Et puis celui qui a fait fonctionner tout ça sur les parquets, c’est bien évidemment le coach Steve Kerr. Si Mark Jackson a aidé les Warriors à franchir un vrai cap et retourner en Playoffs pour la première fois depuis 2007, Kerr a su maximiser son effectif pour le rendre quasiment injouable, lui qui a terminé deuxième puis premier dans la course au Coach de l’Année lors de ses deux premières saisons en tant qu’entraîneur. À l’image de Myers, Stevie n’avait aucune expérience dans son nouveau poste de coach, et il y avait donc une nouvelle part de risque côté Warriors, d’autant plus que Jackson possédait le soutien de ses joueurs avant son licenciement. Cependant, Kerr connaissait parfaitement la NBA à travers son passé de joueur, de consultant et de dirigeant, et il a tout de suite montré qu’il était l’homme de la situation en mettant en place une philosophie et un style de jeu qui allaient faire des ravages dans la Grande Ligue. Parmi ses plus grandes décisions, il y a eu celle de transformer Andre Iguodala en sixième homme, rôle dans lequel il a été si précieux pendant tant d’années. Draymond Green est également devenu un titulaire à part entière lors de la première saison de Kerr, à la place d’un David Lee touché par les blessures. Et puis surtout, les éléments composant le collectif californien semblaient en parfaite symbiose, du MVP Stephen Curry au mec du bout du banc. “Strength in Numbers”, c’était le slogan officiel des Warriors, difficile de faire plus éloquent. Cette équipe de Golden State a tout simplement bouleversé la Ligue. Les missiles à trois points, un small-ball de la mort avec Draymond Green en poste 5 pour dominer des deux côtés du terrain, un basket total aussi kiffant que redoutable… bref, une vraie révolution, qui caractérise la direction prise par la NBA ces dernières années jusqu’au jeu actuel.

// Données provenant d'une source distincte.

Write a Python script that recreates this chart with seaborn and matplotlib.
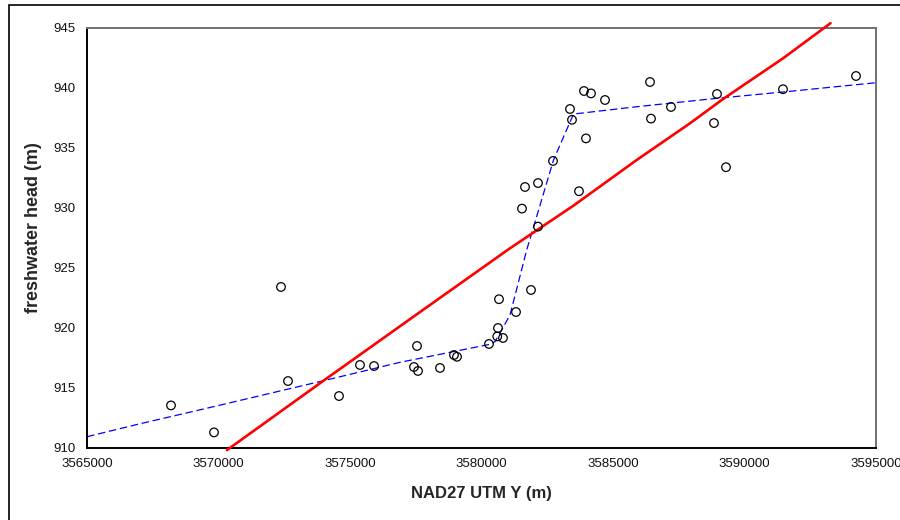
import matplotlib
matplotlib.use("Agg")
import matplotlib.pyplot as plt
import matplotlib.ticker as mticker
from matplotlib.patches import Rectangle
import seaborn as sns
import pandas as pd

# observed wells
obs_y = [3568194, 3569829, 3572376, 3572643, 3574582, 3575380, 3575913, 3577433,
         3577548, 3577586, 3578422, 3578954, 3579068, 3580285, 3580627, 3580600,
         3580817, 3580665, 3581312, 3581882, 3582148, 3581540, 3581654, 3582148,
         3582719, 3583365, 3583441, 3583707, 3583973, 3583897, 3584163, 3584696,
         3586407, 3586445, 3587205, 3588840, 3588954, 3589297, 3591464, 3594240]
obs_head = [913.55, 911.3, 923.42, 915.58, 914.33, 916.92, 916.83, 916.75,
            918.5, 916.42, 916.67, 917.75, 917.6, 918.67, 920.0, 919.3,
            919.17, 922.4, 921.33, 923.17, 928.45, 929.95, 931.75, 932.08,
            933.92, 938.25, 937.35, 931.4, 935.8, 939.75, 939.55, 939.0,
            940.5, 937.45, 938.42, 937.08, 939.5, 933.4, 939.9, 941.0]

# red trend line
red_x = [3570323, 3574114, 3577411, 3581027, 3583498, 3585901, 3587928,
         3589196, 3591483, 3593270]
red_head = [909.83, 915.8, 920.94, 926.56, 930.2, 934.0, 937.06, 939.1,
            942.5, 945.4]

# blue dashed curve
blue_x = [3565000, 3567015, 3569803, 3574114, 3576901, 3580323, 3580513,
          3581084, 3581718, 3582738, 3583498, 3585901, 3588947, 3591483, 3595000]
blue_head = [910.94, 912.02, 913.44, 915.67, 917.14, 918.64, 918.86,
             921.08, 926.5, 934.0, 937.83, 938.44, 939.14, 939.67, 940.44]

x_ticks = [3565000, 3570000, 3575000, 3580000, 3585000, 3590000, 3595000]
y_ticks = [910, 915, 920, 925, 930, 935, 940, 945]

sns.set_style("white")
plt.rcParams['font.family'] = ['Liberation Sans', 'DejaVu Sans']

fig = plt.figure(figsize=(9, 5.2), dpi=100)
ax = fig.add_axes([87/900, 72/520, 789/900, 420/520])

df_obs = pd.DataFrame({"x": obs_y, "y": obs_head})
df_red = pd.DataFrame({"x": red_x, "y": red_head})
df_blue = pd.DataFrame({"x": blue_x, "y": blue_head})

sns.lineplot(data=df_blue, x="x", y="y", ax=ax, sort=False, estimator=None,
             color="#0000ff", linewidth=0.9, linestyle=(0, (6, 3)), zorder=2)
sns.lineplot(data=df_red, x="x", y="y", ax=ax, sort=False, estimator=None,
             color="#ff0000", linewidth=1.9, zorder=3, clip_on=False)
sns.scatterplot(data=df_obs, x="x", y="y", ax=ax, s=38, facecolor="none",
                edgecolor="black", linewidth=0.9, zorder=4)

ax.set_xlim(3565000, 3595000)
ax.set_ylim(910, 945)
ax.set_xticks(x_ticks)
ax.set_yticks(y_ticks)
ax.set_xticklabels([str(v) for v in x_ticks])
ax.set_yticklabels([str(v) for v in y_ticks])
ax.xaxis.set_minor_locator(mticker.MultipleLocator(1000))
ax.yaxis.set_minor_locator(mticker.MultipleLocator(1))

ax.tick_params(axis="both", which="major", direction="inout", length=8,
               width=1.0, labelsize=9.5, color="black", labelcolor="#111111")
ax.tick_params(axis="x", which="major", pad=3)
ax.tick_params(axis="y", which="major", pad=4)
ax.tick_params(axis="both", which="minor", direction="in", length=4, width=0.9,
               color="black")

for s in ["left", "bottom"]:
    ax.spines[s].set_color("black")
    ax.spines[s].set_linewidth(1.4)
for s in ["top", "right"]:
    ax.spines[s].set_visible(True)
    ax.spines[s].set_color("#707070")
    ax.spines[s].set_linewidth(1.4)

ax.set_xlabel("NAD27 UTM Y (m)", fontsize=12, fontweight="bold", labelpad=12)
ax.set_ylabel("freshwater head (m)", fontsize=13, fontweight="bold")
ax.yaxis.set_label_coords((42 - 87) / 789, (448 - 228) / 420)

# outer chart-area border
fig.patches.append(Rectangle((9/900, -0.1), 1.2, (520-5)/520 + 0.1,
                             transform=fig.transFigure, fill=False,
                             edgecolor="black", linewidth=1.2))

fig.savefig("out.png", dpi=100)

Vision, innovation, construction, prise de risques, altruisme, collectif, beau jeu… voici certains des mots qui caractérisent le mieux cette culture “Golden State”, construite à partir de 2010 sous l’impulsion d’un nouveau proprio et d’un nouveau management. Séduit par tout ça, Kevin Durant est arrivé en 2016 pour rendre les Warriors encore plus forts. Avec KD dans leurs rangs, les Dubs ont remporté deux titres supplémentaires en trois Finales NBA, faisant de Golden State la plus grande franchise de la décennie 2010.